Jessica S. Martins, Flavio L. S. Bussamra, Juliano A. Paulino, Antonio B. Guimaraes Neto
DOI Number: N/A
Conference number: IFASD-2019-099
The development of modern, more efficient transport aircraft and High-AltitudeLong-Endurance (HALE) aircraft requires solutions that involve lightweight structures and high aspect ratio wings for maximum aerodynamic efficiency. However, this may result in flexible wings, such that the coupling between rigid-body and structural modes deteriorates stability and handling qualities of the aircraft. These can be improved by the continuous operation of control systems with the use of structural information, such as wing deformed shape. Strain gages can be used for such an application. However these sensors may have input interference, such as temperature variation, that can cause false strain responses other than the expected measurements due to flight loads.
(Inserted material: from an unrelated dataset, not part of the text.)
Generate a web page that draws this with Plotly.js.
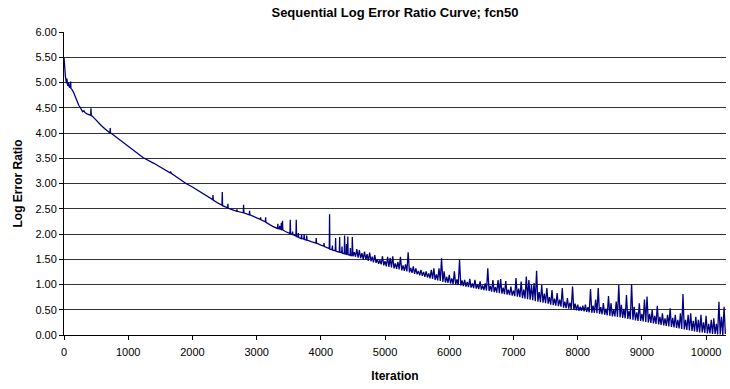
<!DOCTYPE html>
<html>
<head>
<meta charset="utf-8">
<script src="https://cdn.plot.ly/plotly-3.0.1.min.js"></script>
<style>html,body{margin:0;padding:0;background:#fff;}#chart{width:730px;height:389px;}</style>
</head>
<body>
<div id="chart"></div>
<script>
// Early part of the curve (smooth, few blips)
const iterEarly = [0,8,15,22,30,38,45,52,60,68,76,85,95,104,108,125,150,175,200,230,260,290,310,330,360,400,415,420,425,460,520,580,640,700,715,720,725,760,850,924,1000,1100,1235,1400,1500,1600,1650,1660,1670,1800,1900,2000,2112];
const ratioEarly = [5.50,5.30,5.15,5.12,5.05,4.98,5.08,4.95,4.93,5.00,4.91,4.90,4.92,5.02,4.88,4.86,4.80,4.72,4.64,4.55,4.49,4.42,4.44,4.40,4.38,4.36,4.35,4.49,4.35,4.31,4.22,4.15,4.08,4.01,4.00,4.10,4.00,3.97,3.88,3.81,3.74,3.64,3.51,3.40,3.33,3.25,3.21,3.24,3.20,3.09,3.00,2.93,2.84];

// Middle part (isolated spikes)
const iterMid = [2200,2300,2315,2320,2325,2400,2460,2465,2470,2548,2553,2558,2650,2688,2693,2698,2792,2797,2802,2885,2890,2895,3000,3057,3062,3067,3135,3140,3145,3250,3325,3330,3335,3355,3360,3365,3380,3385,3390,3398,3403,3408,3450,3519,3524,3529,3555,3560,3565,3612,3617,3622,3645,3650,3655,3695,3700,3705,3735,3740,3745,3775,3780,3785,3850,3923,3928,3933,4000,4045,4050,4055,4131,4136,4141,4175,4180,4185,4225,4230,4235,4288,4293,4298,4325,4330,4335,4365,4370,4375,4395,4400,4405,4415,4420,4425,4455,4460,4465,4485,4490];
const ratioMid = [2.77,2.69,2.68,2.77,2.67,2.61,2.57,2.83,2.56,2.52,2.60,2.51,2.47,2.45,2.49,2.45,2.42,2.58,2.42,2.38,2.46,2.38,2.32,2.29,2.33,2.28,2.24,2.33,2.23,2.15,2.11,2.20,2.11,2.10,2.16,2.10,2.09,2.22,2.09,2.08,2.26,2.08,2.05,2.01,2.28,2.01,1.99,2.05,1.99,1.96,2.28,1.95,1.94,2.02,1.93,1.91,1.99,1.91,1.90,2.00,1.89,1.88,1.97,1.88,1.85,1.82,1.92,1.82,1.78,1.76,1.82,1.75,1.71,2.39,1.70,1.69,1.77,1.68,1.67,1.92,1.66,1.64,1.94,1.64,1.63,1.75,1.62,1.61,1.97,1.61,1.60,1.80,1.60,1.60,1.95,1.59,1.58,1.72,1.57,1.57,1.94];

// Late part (dense noisy band)
const iterLate = [
4500,4520,4540,4560,4580,4600,4620,4640,4660,4680,
4700,4720,4740,4760,4780,4800,4820,4840,4860,4880,
4900,4920,4940,4960,4980,5000,5020,5040,5060,5080,
5100,5120,5140,5160,5180,5200,5220,5240,5260,5280,
5300,5320,5340,5360,5380,5400,5420,5440,5460,5480,
5500,5520,5540,5560,5580,5600,5620,5640,5660,5680,
5700,5720,5740,5760,5780,5800,5820,5840,5860,5880,
5900,5920,5940,5960,5980,6000,6020,6040,6060,6080,
6100,6120,6140,6160,6180,6200,6220,6240,6260,6280,
6300,6320,6340,6360,6380,6400,6420,6440,6460,6480,
6500,6520,6540,6560,6580,6600,6620,6640,6660,6680,
6700,6720,6740,6760,6780,6800,6820,6840,6860,6880,
6900,6920,6940,6960,6980,7000,7020,7040,7060,7080,
7100,7120,7140,7160,7180,7200,7220,7240,7260,7280,
7300,7320,7340,7360,7380,7400,7420,7440,7460,7480,
7500,7520,7540,7560,7580,7600,7620,7640,7660,7680,
7700,7720,7740,7760,7780,7800,7820,7840,7860,7880,
7900,7920,7940,7960,7980,8000,8020,8040,8060,8080,
8100,8120,8140,8160,8180,8200,8220,8240,8260,8280,
8300,8320,8340,8360,8380,8400,8420,8440,8460,8480,
8500,8520,8540,8560,8580,8600,8620,8640,8660,8680,
8700,8720,8740,8760,8780,8800,8820,8840,8860,8880,
8900,8920,8940,8960,8980,9000,9020,9040,9060,9080,
9100,9120,9140,9160,9180,9200,9220,9240,9260,9280,
9300,9320,9340,9360,9380,9400,9420,9440,9460,9480,
9500,9520,9540,9560,9580,9600,9620,9640,9660,9680,
9700,9720,9740,9760,9780,9800,9820,9840,9860,9880,
9900,9920,9940,9960,9980,10000,10020,10040,10060,10080,
10100,10120,10140,10160,10180,10200,10220,10240,10260,10280,
10300];
const ratioLate = [
1.56,1.64,1.55,1.70,1.53,1.68,1.52,1.62,1.50,1.65,
1.49,1.60,1.47,1.63,1.46,1.55,1.44,1.58,1.43,1.50,
1.41,1.48,1.40,1.56,1.38,1.46,1.36,1.55,1.35,1.53,
1.34,1.56,1.32,1.42,1.31,1.45,1.30,1.55,1.28,1.38,
1.27,1.40,1.26,1.64,1.24,1.33,1.23,1.36,1.21,1.32,
1.20,1.27,1.18,1.29,1.17,1.25,1.15,1.26,1.14,1.22,
1.12,1.29,1.11,1.32,1.09,1.20,1.08,1.32,1.07,1.52,
1.05,1.26,1.04,1.15,1.03,1.19,1.02,1.12,1.01,1.26,
1.00,1.10,0.99,1.49,0.98,1.08,0.97,1.09,0.96,1.05,
0.95,1.11,0.94,1.02,0.93,1.09,0.92,1.00,0.91,1.06,
0.90,0.98,0.89,1.02,0.88,1.32,0.87,0.97,0.86,1.09,
0.85,0.95,0.84,1.09,0.83,1.11,0.82,0.94,0.81,1.07,
0.80,0.90,0.79,0.96,0.78,0.88,0.77,1.13,0.76,0.92,
0.75,1.06,0.73,0.90,0.72,1.16,0.71,1.09,0.70,0.99,
0.69,1.03,0.67,1.27,0.66,0.85,0.65,0.99,0.64,0.82,
0.63,0.93,0.62,0.75,0.60,0.89,0.59,0.72,0.58,0.83,
0.57,0.70,0.56,0.93,0.54,0.66,0.53,0.73,0.52,0.64,
0.51,0.96,0.50,0.62,0.49,0.60,0.48,0.56,0.48,0.58,
0.47,0.60,0.46,0.55,0.45,0.91,0.44,0.58,0.44,0.70,
0.43,0.93,0.42,0.55,0.41,0.63,0.40,0.52,0.39,0.77,
0.38,0.63,0.37,0.50,0.37,0.66,0.36,0.99,0.35,0.60,
0.34,0.52,0.33,0.79,0.32,0.48,0.31,1.01,0.30,0.56,
0.29,0.45,0.28,0.63,0.28,0.42,0.27,0.70,0.26,0.76,
0.25,0.42,0.24,0.50,0.23,0.38,0.22,0.58,0.21,0.36,
0.20,0.43,0.19,0.33,0.18,0.40,0.17,0.53,0.16,0.34,
0.15,0.40,0.14,0.30,0.13,0.43,0.12,0.81,0.11,0.30,
0.10,0.40,0.09,0.43,0.08,0.28,0.07,0.36,0.06,0.30,
0.05,0.40,0.05,0.25,0.04,0.38,0.03,0.22,0.03,0.30,
0.02,0.33,0.02,0.22,0.01,0.66,0.01,0.36,0.00,0.56,
0.02];

const iteration = iterEarly.concat(iterMid, iterLate);
const logErrorRatio = ratioEarly.concat(ratioMid, ratioLate);

const yTicks = [0,0.5,1,1.5,2,2.5,3,3.5,4,4.5,5,5.5,6];
const xTicks = [0,1000,2000,3000,4000,5000,6000,7000,8000,9000,10000];

const font = 'Liberation Sans, Arial, Helvetica, sans-serif';

const trace = {
  type: 'scatter',
  mode: 'lines',
  x: iteration,
  y: logErrorRatio,
  line: {color: '#000080', width: 1.3},
  hoverinfo: 'x+y'
};

const layout = {
  width: 730,
  height: 389,
  margin: {l: 64, r: 4, t: 32, b: 54},
  paper_bgcolor: '#ffffff',
  plot_bgcolor: '#ffffff',
  showlegend: false,
  font: {family: font, size: 11, color: '#000'},
  title: {
    text: '<b>Sequential Log Error Ratio Curve; fcn50</b>',
    font: {family: font, size: 13, color: '#000'},
    xref: 'paper', x: 0.5, xanchor: 'center',
    yref: 'container', y: 0.968, yanchor: 'middle'
  },
  xaxis: {
    range: [0, 10310],
    tickvals: xTicks,
    ticktext: xTicks.map(String),
    showgrid: false,
    zeroline: false,
    showline: true,
    linecolor: '#000',
    linewidth: 1,
    ticks: 'outside',
    ticklen: 4,
    tickcolor: '#000',
    ticklabelstandoff: 3,
    tickfont: {family: font, size: 11, color: '#000'},
    title: {text: '<b>Iteration</b>', font: {family: font, size: 12, color: '#000'}, standoff: 14}
  },
  yaxis: {
    range: [0, 6],
    tickvals: yTicks,
    ticktext: yTicks.map(v => v.toFixed(2)),
    showgrid: true,
    gridcolor: '#333',
    gridwidth: 1,
    zeroline: false,
    showline: true,
    linecolor: '#000',
    linewidth: 1,
    ticks: 'outside',
    ticklen: 4,
    tickcolor: '#000',
    tickfont: {family: font, size: 11, color: '#000'},
    title: {text: '<b>Log Error Ratio</b>', font: {family: font, size: 12, color: '#000'}, standoff: 10}
  }
};

Plotly.newPlot('chart', [trace], layout, {displayModeBar: false, staticPlot: true});
</script>
</body>
</html>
This work presents the analyzes of strain gage measurements due to thermal loads in the X-HALE aircraft wing. Three thermal correction methods were proposed: functions of temperature, dummy gage, and high-pass filtering. Each was tested on indoor and outdoor experiment setup, which uses a lamp and natural temperature variation throughout a full day as heat sources. All methods were effective in removing thermal drift of indoor experiment data. However, only high-pass filtering method was successful in the outdoor experiment. Indoor thermal test results done on the full 4m X-HALE aircraft, with the addition of impact excitations on the aircraft’s wing tip, showed that the high-pass filtering was able to remove thermal drift while maintaining all responses in the frequency range of interest. Therefore, this method is suitable to the present application.